Extracted records:
··········
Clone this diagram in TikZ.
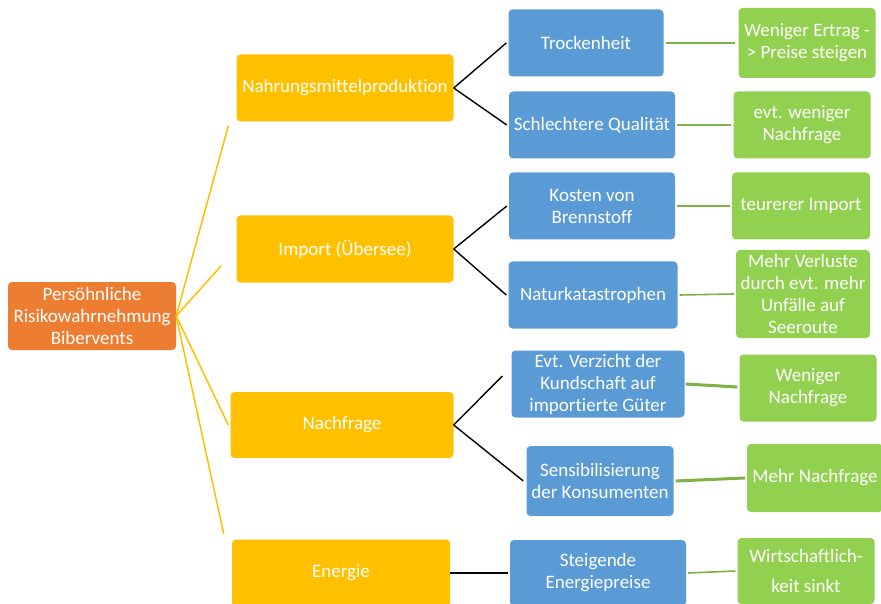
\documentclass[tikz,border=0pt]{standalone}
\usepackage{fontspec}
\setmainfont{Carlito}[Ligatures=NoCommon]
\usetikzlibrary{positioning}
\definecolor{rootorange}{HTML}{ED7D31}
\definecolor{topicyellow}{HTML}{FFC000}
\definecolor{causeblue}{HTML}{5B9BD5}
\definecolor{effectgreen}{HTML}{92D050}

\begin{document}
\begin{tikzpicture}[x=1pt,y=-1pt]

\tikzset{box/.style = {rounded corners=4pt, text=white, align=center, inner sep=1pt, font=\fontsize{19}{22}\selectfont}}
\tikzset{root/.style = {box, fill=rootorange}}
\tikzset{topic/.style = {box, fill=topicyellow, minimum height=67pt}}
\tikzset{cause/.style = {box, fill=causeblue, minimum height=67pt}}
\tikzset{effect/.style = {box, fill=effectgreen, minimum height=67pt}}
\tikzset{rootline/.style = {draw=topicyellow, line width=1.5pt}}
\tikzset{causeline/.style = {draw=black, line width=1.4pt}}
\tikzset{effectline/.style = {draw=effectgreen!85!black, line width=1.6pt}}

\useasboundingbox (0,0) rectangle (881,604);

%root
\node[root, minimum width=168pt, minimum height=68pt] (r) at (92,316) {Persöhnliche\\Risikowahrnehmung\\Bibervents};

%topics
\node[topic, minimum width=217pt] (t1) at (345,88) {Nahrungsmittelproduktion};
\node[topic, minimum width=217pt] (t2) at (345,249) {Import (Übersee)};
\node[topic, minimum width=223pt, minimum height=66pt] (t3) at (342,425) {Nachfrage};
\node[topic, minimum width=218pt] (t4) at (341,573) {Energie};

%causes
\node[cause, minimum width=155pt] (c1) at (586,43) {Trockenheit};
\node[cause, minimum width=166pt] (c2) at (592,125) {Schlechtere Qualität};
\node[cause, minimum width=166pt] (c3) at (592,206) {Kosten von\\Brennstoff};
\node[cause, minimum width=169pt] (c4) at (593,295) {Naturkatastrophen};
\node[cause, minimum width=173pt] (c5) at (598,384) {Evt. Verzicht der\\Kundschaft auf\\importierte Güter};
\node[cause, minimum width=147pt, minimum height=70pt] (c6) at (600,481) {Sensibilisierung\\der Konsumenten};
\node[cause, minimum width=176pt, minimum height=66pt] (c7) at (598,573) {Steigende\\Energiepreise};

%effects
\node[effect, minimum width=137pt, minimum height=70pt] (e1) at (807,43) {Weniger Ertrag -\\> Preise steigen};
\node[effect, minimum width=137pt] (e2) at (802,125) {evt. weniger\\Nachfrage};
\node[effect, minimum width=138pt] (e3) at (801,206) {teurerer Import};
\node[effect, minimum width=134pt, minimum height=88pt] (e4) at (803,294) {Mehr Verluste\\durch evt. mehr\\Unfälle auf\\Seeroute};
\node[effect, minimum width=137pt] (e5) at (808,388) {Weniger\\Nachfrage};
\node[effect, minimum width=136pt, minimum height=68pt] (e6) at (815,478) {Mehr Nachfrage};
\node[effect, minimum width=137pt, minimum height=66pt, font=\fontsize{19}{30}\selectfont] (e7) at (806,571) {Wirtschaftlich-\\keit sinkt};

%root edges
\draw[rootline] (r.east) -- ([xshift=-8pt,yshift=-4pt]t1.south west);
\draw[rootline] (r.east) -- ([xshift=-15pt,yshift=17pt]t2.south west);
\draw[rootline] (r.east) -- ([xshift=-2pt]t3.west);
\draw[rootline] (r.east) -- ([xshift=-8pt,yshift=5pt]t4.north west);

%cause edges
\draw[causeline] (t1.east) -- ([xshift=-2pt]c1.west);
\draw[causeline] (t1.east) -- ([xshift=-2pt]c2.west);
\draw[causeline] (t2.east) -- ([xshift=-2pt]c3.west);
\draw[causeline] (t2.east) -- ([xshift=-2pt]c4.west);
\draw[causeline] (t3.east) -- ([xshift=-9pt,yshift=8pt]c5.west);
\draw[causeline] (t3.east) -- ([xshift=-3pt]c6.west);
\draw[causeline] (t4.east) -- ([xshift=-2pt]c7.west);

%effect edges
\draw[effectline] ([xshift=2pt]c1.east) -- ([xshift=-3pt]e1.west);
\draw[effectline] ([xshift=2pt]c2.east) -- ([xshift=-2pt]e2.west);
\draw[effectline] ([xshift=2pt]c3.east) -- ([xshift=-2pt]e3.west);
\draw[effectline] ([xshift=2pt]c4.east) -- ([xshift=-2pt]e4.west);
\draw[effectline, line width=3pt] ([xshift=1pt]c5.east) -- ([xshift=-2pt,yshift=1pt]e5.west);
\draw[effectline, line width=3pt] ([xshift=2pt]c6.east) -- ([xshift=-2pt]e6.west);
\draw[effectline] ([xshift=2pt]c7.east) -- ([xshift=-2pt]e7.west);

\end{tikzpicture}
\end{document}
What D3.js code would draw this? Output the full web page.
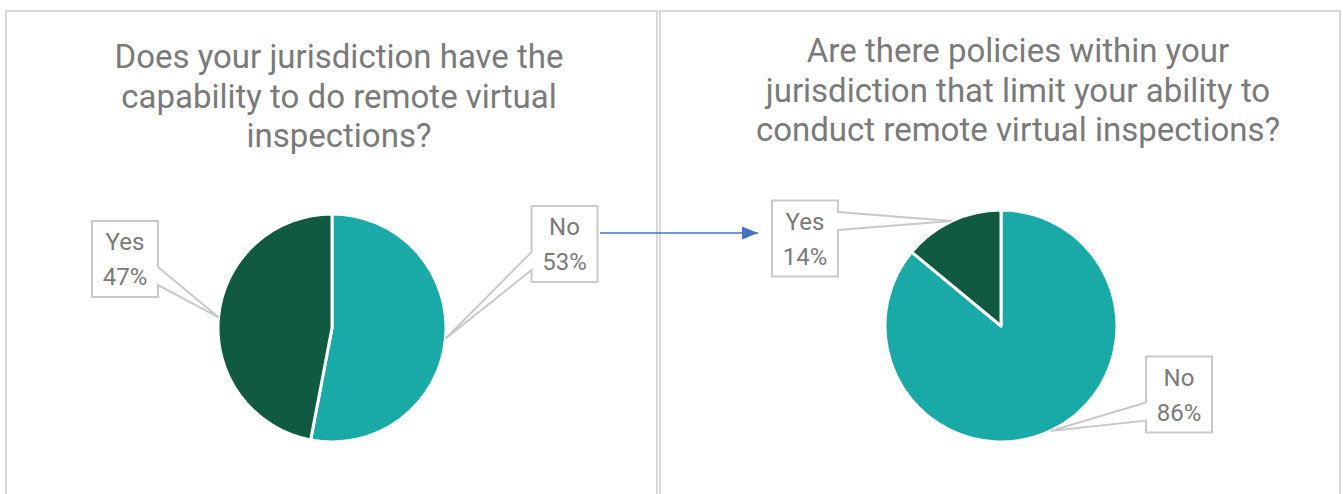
··········
Objective:
Take the listing above and restate it word for word, without its pictures.

Result for this task:
Clone this diagram in TikZ.
\documentclass[tikz,border=0pt]{standalone}
\usepackage{fontspec}
\setmainfont{Carlito}[Ligatures=NoCommon]
\usetikzlibrary{positioning}
\definecolor{rootorange}{HTML}{ED7D31}
\definecolor{topicyellow}{HTML}{FFC000}
\definecolor{causeblue}{HTML}{5B9BD5}
\definecolor{effectgreen}{HTML}{92D050}

\begin{document}
\begin{tikzpicture}[x=1pt,y=-1pt]

\tikzset{box/.style = {rounded corners=4pt, text=white, align=center, inner sep=1pt, font=\fontsize{19}{22}\selectfont}}
\tikzset{root/.style = {box, fill=rootorange}}
\tikzset{topic/.style = {box, fill=topicyellow, minimum height=67pt}}
\tikzset{cause/.style = {box, fill=causeblue, minimum height=67pt}}
\tikzset{effect/.style = {box, fill=effectgreen, minimum height=67pt}}
\tikzset{rootline/.style = {draw=topicyellow, line width=1.5pt}}
\tikzset{causeline/.style = {draw=black, line width=1.4pt}}
\tikzset{effectline/.style = {draw=effectgreen!85!black, line width=1.6pt}}

\useasboundingbox (0,0) rectangle (881,604);

%root
\node[root, minimum width=168pt, minimum height=68pt] (r) at (92,316) {Persöhnliche\\Risikowahrnehmung\\Bibervents};

%topics
\node[topic, minimum width=217pt] (t1) at (345,88) {Nahrungsmittelproduktion};
\node[topic, minimum width=217pt] (t2) at (345,249) {Import (Übersee)};
\node[topic, minimum width=223pt, minimum height=66pt] (t3) at (342,425) {Nachfrage};
\node[topic, minimum width=218pt] (t4) at (341,573) {Energie};

%causes
\node[cause, minimum width=155pt] (c1) at (586,43) {Trockenheit};
\node[cause, minimum width=166pt] (c2) at (592,125) {Schlechtere Qualität};
\node[cause, minimum width=166pt] (c3) at (592,206) {Kosten von\\Brennstoff};
\node[cause, minimum width=169pt] (c4) at (593,295) {Naturkatastrophen};
\node[cause, minimum width=173pt] (c5) at (598,384) {Evt. Verzicht der\\Kundschaft auf\\importierte Güter};
\node[cause, minimum width=147pt, minimum height=70pt] (c6) at (600,481) {Sensibilisierung\\der Konsumenten};
\node[cause, minimum width=176pt, minimum height=66pt] (c7) at (598,573) {Steigende\\Energiepreise};

%effects
\node[effect, minimum width=137pt, minimum height=70pt] (e1) at (807,43) {Weniger Ertrag -\\> Preise steigen};
\node[effect, minimum width=137pt] (e2) at (802,125) {evt. weniger\\Nachfrage};
\node[effect, minimum width=138pt] (e3) at (801,206) {teurerer Import};
\node[effect, minimum width=134pt, minimum height=88pt] (e4) at (803,294) {Mehr Verluste\\durch evt. mehr\\Unfälle auf\\Seeroute};
\node[effect, minimum width=137pt] (e5) at (808,388) {Weniger\\Nachfrage};
\node[effect, minimum width=136pt, minimum height=68pt] (e6) at (815,478) {Mehr Nachfrage};
\node[effect, minimum width=137pt, minimum height=66pt, font=\fontsize{19}{30}\selectfont] (e7) at (806,571) {Wirtschaftlich-\\keit sinkt};

%root edges
\draw[rootline] (r.east) -- ([xshift=-8pt,yshift=-4pt]t1.south west);
\draw[rootline] (r.east) -- ([xshift=-15pt,yshift=17pt]t2.south west);
\draw[rootline] (r.east) -- ([xshift=-2pt]t3.west);
\draw[rootline] (r.east) -- ([xshift=-8pt,yshift=5pt]t4.north west);

%cause edges
\draw[causeline] (t1.east) -- ([xshift=-2pt]c1.west);
\draw[causeline] (t1.east) -- ([xshift=-2pt]c2.west);
\draw[causeline] (t2.east) -- ([xshift=-2pt]c3.west);
\draw[causeline] (t2.east) -- ([xshift=-2pt]c4.west);
\draw[causeline] (t3.east) -- ([xshift=-9pt,yshift=8pt]c5.west);
\draw[causeline] (t3.east) -- ([xshift=-3pt]c6.west);
\draw[causeline] (t4.east) -- ([xshift=-2pt]c7.west);

%effect edges
\draw[effectline] ([xshift=2pt]c1.east) -- ([xshift=-3pt]e1.west);
\draw[effectline] ([xshift=2pt]c2.east) -- ([xshift=-2pt]e2.west);
\draw[effectline] ([xshift=2pt]c3.east) -- ([xshift=-2pt]e3.west);
\draw[effectline] ([xshift=2pt]c4.east) -- ([xshift=-2pt]e4.west);
\draw[effectline, line width=3pt] ([xshift=1pt]c5.east) -- ([xshift=-2pt,yshift=1pt]e5.west);
\draw[effectline, line width=3pt] ([xshift=2pt]c6.east) -- ([xshift=-2pt]e6.west);
\draw[effectline] ([xshift=2pt]c7.east) -- ([xshift=-2pt]e7.west);

\end{tikzpicture}
\end{document}
What D3.js code would draw this? Output the full web page.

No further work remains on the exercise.